Want to learn to kitesurf? Check out How to Start Kitesurfing and 10 Reasons to Start Kitesurfing
4 thoughts on “10 Tips for Tiny Kite Girls”
Great advice. I have a grand daughter wanting to learn. Big issue is getting sufficient depower with short arms. Either has to sail in bent over position which is uncomfortable or oversheets and stalls. Any advice.?
Sorry I somehow missed this comment!! The trick is to find the right power setting, so for example, I never fully power my kite, because my arms are short and I ride with the bar almost fully pulled in. So if I ride with my kite fully powered, it stalls
Thanks for your inspiring words. I am, surprise, a guy reading “kite girls posts” simply since they are closer to my weight than most guys. I am windsurfer and I will likely continue to be but for light winds I was simply annoyed by the massive equipment required, like oversized boards, heavy, huge camber sails etc.. so I decided to get myself some light wind kite gear. Now form windsurfing I find the smaller the boards the more lively and easy it feels on my feet so I would like to pick the smalled size possible to get going. Also bigger boards tend to be uncomfortable in chop – suppose this is the same in kitesurfing. Now I got myself a Naish Ride 10m because it seems to have slightly more power than the average 10m kite heaving only 2 struts. But what board size do I choose? For average winds a 50kg person would perhaps choose something like 128×39 or so, assuming the person is past the beginning stage. But would do tiny people choose for light winds??? Have you tried riding in 10kn winds and what worked for you? Although I have only just started I want to choose the “final” board size – from learning to windsurf I am used to pain and endless practice so no beginners advice or board please. There really is a lack of advice for <70kg people on the net. Perhaps I should start one for windsurfing so more girls can get into windsurfing too.

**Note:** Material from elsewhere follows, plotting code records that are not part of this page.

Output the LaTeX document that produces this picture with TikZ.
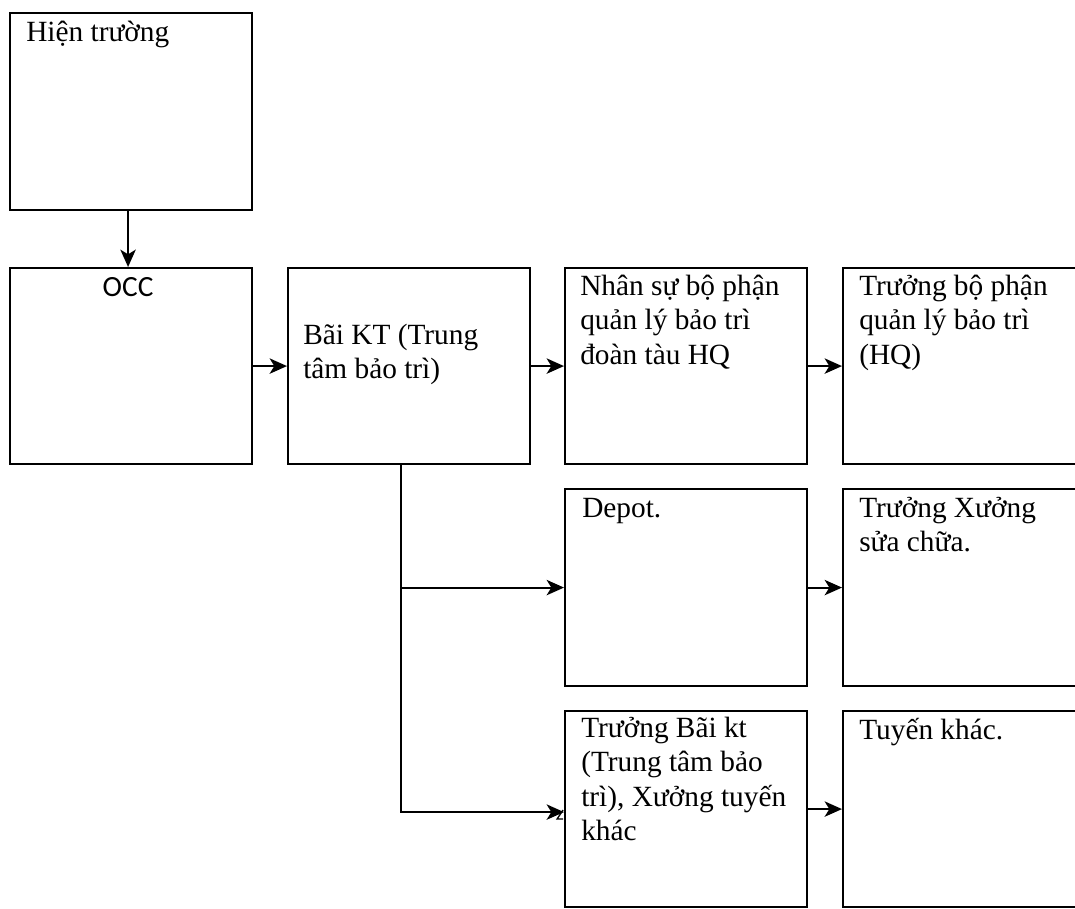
\documentclass[tikz,border=0pt]{standalone}
\usepackage{fontspec}
\setmainfont{Liberation Serif}
\newfontfamily\occfont{Carlito}
\usetikzlibrary{arrows.meta}
\begin{document}
\begin{tikzpicture}[x=0.75pt,y=-0.75pt,
  boxnode/.style={draw, line width=1.6pt, anchor=north west, inner sep=0pt,
    minimum width=181.5pt, minimum height=147pt},
  txt/.style={anchor=north west, inner sep=0pt, align=left,
    font=\fontsize{22}{25.8}\selectfont},
  arr/.style={line width=1.6pt, -{Stealth[length=13pt, width=11.5pt, inset=3.5pt]}},
  link/.style={line width=1.6pt}]
\clip (0,0) rectangle (1075,908);
\fill[white] (0,0) rectangle (1075,908);

% boxes
\node[boxnode, minimum height=147.75pt] (ht) at (9,12) {};
\node[boxnode] (occ) at (9,267) {};
\node[boxnode] (bai) at (287,267) {};
\node[boxnode] (ns)  at (564,267) {};
\node[boxnode] (tbp) at (842,267) {};
\node[boxnode, minimum height=147.75pt] (depot) at (564,488) {};
\node[boxnode, minimum height=147.75pt] (txsc)  at (842,488) {};
\node[boxnode] (tbk) at (564,710) {};
\node[boxnode] (tk)  at (842,710) {};

% texts
\node[txt] (htT) at ([shift={(17,5)}]ht.north west) {\strut Hiện trường};
\node[anchor=base, inner sep=0pt, font=\occfont\fontsize{22}{26}\selectfont] (occT)
  at ([shift={(-3,29)}]occ.north) {OCC};
\node[txt] (baiT) at ([shift={(16,53)}]bai.north west) {\strut Bãi KT (Trung\\tâm bảo trì)};
\node[txt] (nsT) at ([shift={(16,4)}]ns.north west) {\strut Nhân sự bộ phận\\quản lý bảo trì\\đoàn tàu HQ};
\node[txt] (tbpT) at ([shift={(17,4)}]tbp.north west) {\strut Trưởng bộ phận\\quản lý bảo trì\\(HQ)};
\node[txt] (depotT) at ([shift={(18,5)}]depot.north west) {\strut Depot.};
\node[txt] (txscT) at ([shift={(17,5)}]txsc.north west) {\strut Trưởng Xưởng\\sửa chữa.};
\node[txt] (tbkT) at ([shift={(17,3)}]tbk.north west) {\strut Trưởng Bãi kt\\(Trung tâm bảo\\trì), Xưởng tuyến\\khác};
\node[txt] (tkT) at ([shift={(17,5)}]tk.north west) {\strut Tuyến khác.};

% connectors
\draw[arr] ([xshift=-2.25pt]ht.south) -- ([xshift=-2.25pt]occ.north);
\draw[arr] (occ.east) -- (bai.west);
\draw[arr] (bai.east) -- (ns.west);
\draw[arr] (ns.east) -- (tbp.west);
\draw[arr] (depot.east) -- (txsc.west);
\draw[arr] (tbk.east) -- (tk.west);
\path (bai.south west) ++(114,0) coordinate (drop);
\draw[arr] (drop) |- (depot.west);
\draw[arr] (drop) |- ([yshift=-2.25pt]tbk.west);
\draw[link, line width=1pt] ([shift={(-1,1)}]tbk.west) -- ++(-6,9) -- ++(6,0);
\end{tikzpicture}
\end{document}
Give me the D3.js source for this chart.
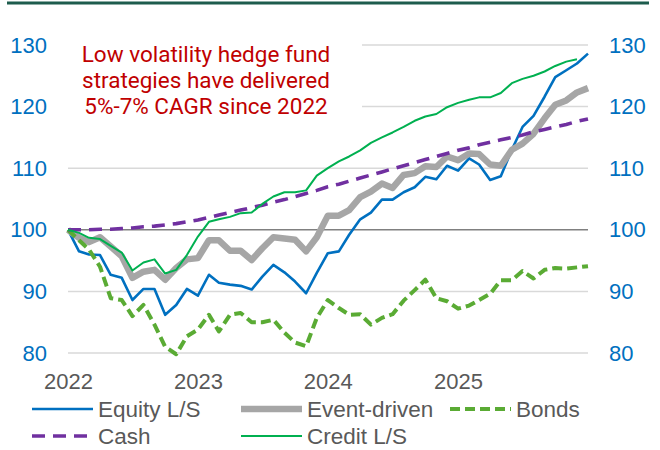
<!DOCTYPE html>
<html>
<head>
<meta charset="utf-8">
<script src="https://cdn.jsdelivr.net/npm/d3@7"></script>
<style>
  body { margin: 0; background: #fff; }
  svg { display: block; }
  .tick text { font-family: "Liberation Sans", Arial, sans-serif; }
</style>
</head>
<body>
<div id="chart"></div>
<script>
/* size */
var width = 660;
var height = 450;

/* data: month starts from Jan 2022 to Jan 2026 */
var years = ["2022", "2023", "2024", "2025"];
var yTicks = [80, 90, 100, 110, 120, 130];

var equity = [100, 96.5, 96.0, 95.9, 92.7, 92.2, 88.6, 90.4, 90.4, 86.2, 87.8, 90.4,
  89.3, 92.7, 91.4, 91.1, 90.9, 90.3, 92.4, 94.3, 93.1, 91.6, 89.7, 93.0,
  96.2, 96.5, 99.2, 101.7, 102.8, 104.9, 104.9, 106.1, 106.9, 108.6, 108.2, 110.4,
  109.6, 111.6, 110.6, 108.1, 108.7, 113.0, 116.7, 118.5, 121.6, 124.8, 125.9, 127.0,
  128.6];
var eventDriven = [100, 98.7, 98.0, 98.8, 97.3, 95.7, 92.2, 93.2, 93.5, 91.9, 93.8, 95.2,
  95.4, 98.3, 98.3, 96.6, 96.6, 95.1, 97.0, 98.8, 98.6, 98.4, 96.5, 98.8,
  102.3, 102.3, 103.2, 105.3, 106.2, 107.5, 106.8, 108.9, 109.2, 110.3, 110.2, 111.9,
  111.3, 112.4, 112.3, 110.6, 110.4, 113.0, 114.0, 115.6, 118.1, 120.3, 121.0, 122.3,
  123.0];
var bonds = [100, 98.3, 96.8, 94.0, 88.9, 88.6, 86.0, 87.8, 84.6, 81.0, 79.8, 82.7,
  83.8, 86.2, 83.5, 86.2, 86.5, 85.0, 85.0, 85.4, 83.3, 81.7, 81.1, 85.7,
  88.6, 87.3, 86.2, 86.3, 84.6, 85.7, 86.3, 88.5, 90.2, 91.9, 88.9, 88.4,
  87.2, 87.7, 88.6, 89.6, 91.8, 91.8, 93.3, 92.1, 93.5, 93.8, 93.7, 93.9,
  94.1];
var cash = [100, 100.0, 100.0, 100.1, 100.1, 100.2, 100.3, 100.5, 100.6, 100.8, 101.0, 101.3,
  101.6, 102.0, 102.4, 102.8, 103.2, 103.6, 104.0, 104.5, 104.9, 105.4, 105.9, 106.4,
  107.0, 107.4, 107.9, 108.4, 108.9, 109.4, 109.9, 110.4, 110.9, 111.4, 111.9, 112.4,
  112.9, 113.3, 113.8, 114.2, 114.6, 115.0, 115.4, 115.9, 116.3, 116.7, 117.1, 117.6,
  118.0];
var credit = [100, 99.5, 98.7, 98.5, 97.4, 96.3, 93.4, 94.7, 95.2, 92.9, 93.5, 95.9,
  98.9, 101.3, 101.7, 102.1, 102.7, 102.8, 104.2, 105.4, 106.1, 106.1, 106.4, 108.8,
  110.0, 111.1, 111.9, 112.9, 114.1, 115.0, 115.8, 116.7, 117.7, 118.4, 118.8, 119.9,
  120.6, 121.1, 121.5, 121.5, 122.2, 123.8, 124.5, 125.0, 125.7, 126.6, 127.3, 127.7];

var titleLines = ["Low volatility hedge fund", "strategies have delivered", "5%-7% CAGR since 2022"];

var series = [
  { name: "Equity L/S", values: equity, color: "#0070c0", width: 2.6, dash: null },
  { name: "Event-driven", values: eventDriven, color: "#a6a6a6", width: 6.5, dash: null },
  { name: "Bonds", values: bonds, color: "#5aab34", width: 4, dash: "10,5" },
  { name: "Cash", values: cash, color: "#7030a0", width: 3.6, dash: "13,8" },
  { name: "Credit L/S", values: credit, color: "#00b050", width: 2, dash: null }
];

var months = d3.timeMonth.range(new Date(2022, 0, 1), new Date(2026, 0, 2));

/* scales */
var x = d3.scaleTime()
  .domain([new Date(2022, 0, 1), new Date(2026, 0, 1)])
  .range([68, 588]);
var y = d3.scaleLinear().domain([80, 130]).range([353, 45]);

var svg = d3.select("#chart").append("svg")
  .attr("width", width)
  .attr("height", height);

// top rule
svg.append("line")
  .attr("x1", 7).attr("x2", 649)
  .attr("y1", 3).attr("y2", 3)
  .attr("stroke", "#1d5c4d")
  .attr("stroke-width", 3);

// gridlines
svg.append("g")
  .selectAll("line")
  .data(yTicks)
  .enter()
  .append("line")
  .attr("x1", 68).attr("x2", 588)
  .attr("y1", function(d){ return y(d); })
  .attr("y2", function(d){ return y(d); })
  .attr("stroke", function(d){ return d === 100 ? "#808080" : "#d9d9d9"; })
  .attr("stroke-width", 1.5);

// white box behind the note
svg.append("rect")
  .attr("x", 62).attr("y", 30)
  .attr("width", 300).attr("height", 92)
  .attr("fill", "#fff");

svg.append("text")
  .attr("x", 206)
  .attr("font-family", "Roboto, sans-serif")
  .attr("font-size", 22.5)
  .attr("fill", "#c00000")
  .attr("text-anchor", "middle")
  .selectAll("tspan")
  .data(titleLines)
  .enter()
  .append("tspan")
  .attr("x", 206)
  .attr("y", function(d, i){ return 62 + 26 * i; })
  .text(function(d){ return d; });

/* axes */
var yLeft = svg.append("g")
  .attr("transform", "translate(68,0)")
  .call(d3.axisLeft(y).tickValues(yTicks).tickSize(0).tickPadding(21));
var yRight = svg.append("g")
  .attr("transform", "translate(588,0)")
  .call(d3.axisRight(y).tickValues(yTicks).tickSize(0).tickPadding(21));
[yLeft, yRight].forEach(function(g){
  g.select(".domain").remove();
  g.selectAll("text").attr("font-size", 22).attr("fill", "#0070c0");
});

var yearDates = years.map(function(d){ return new Date(+d, 0, 1); });
var xAxis = svg.append("g")
  .attr("transform", "translate(0,353)")
  .call(d3.axisBottom(x).tickValues(yearDates).tickSize(0).tickPadding(20)
    .tickFormat(function(d, i){ return years[i]; }));
xAxis.select(".domain").remove();
xAxis.selectAll("text").attr("font-size", 22).attr("fill", "#595959");

/* lines */
var line = d3.line()
  .x(function(d, i){ return x(months[i]); })
  .y(function(d){ return y(d); });

svg.append("g")
  .selectAll("path")
  .data(series)
  .enter()
  .append("path")
  .attr("d", function(d){ return line(d.values); })
  .attr("fill", "none")
  .attr("stroke", function(d){ return d.color; })
  .attr("stroke-width", function(d){ return d.width; })
  .attr("stroke-dasharray", function(d){ return d.dash; })
  .attr("stroke-linejoin", "round");

/* legend */
var legendPos = [[32, 409], [241, 409], [450, 409], [32, 436], [241, 436]];
var legend = svg.append("g")
  .selectAll("g")
  .data(series)
  .enter()
  .append("g")
  .attr("transform", function(d, i){ return "translate(" + legendPos[i][0] + "," + legendPos[i][1] + ")"; });

legend.append("line")
  .attr("x1", 0).attr("x2", 61)
  .attr("stroke", function(d){ return d.color; })
  .attr("stroke-width", function(d){ return d.width; })
  .attr("stroke-dasharray", function(d){ return d.dash; });

legend.append("text")
  .attr("x", 66)
  .attr("y", 8)
  .attr("font-family", "'Liberation Sans', Arial, sans-serif")
  .attr("font-size", 22.5)
  .attr("fill", "#595959")
  .text(function(d){ return d.name; });
</script>
</body>
</html>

Hi Tom, I am so glad to hear that you enjoyed my post! And you’re right, there really is not enough information for the lighter/smaller riders out there. It sounds like you have a great kite and in terms of a board I would suggest something like between a 130cm – 135cm. If you are mainly riding in lighter winds, then a bigger board will be best since it gives you more flotation and helps you stay upwind easier. I have a lot of experience riding in 10knots and less, on a 9m or 12m kite. I always found that riding a slightly bigger board in light wind helps. Maybe I could write a blog about how girls can get into windsurfing and you could contribute? Let me know!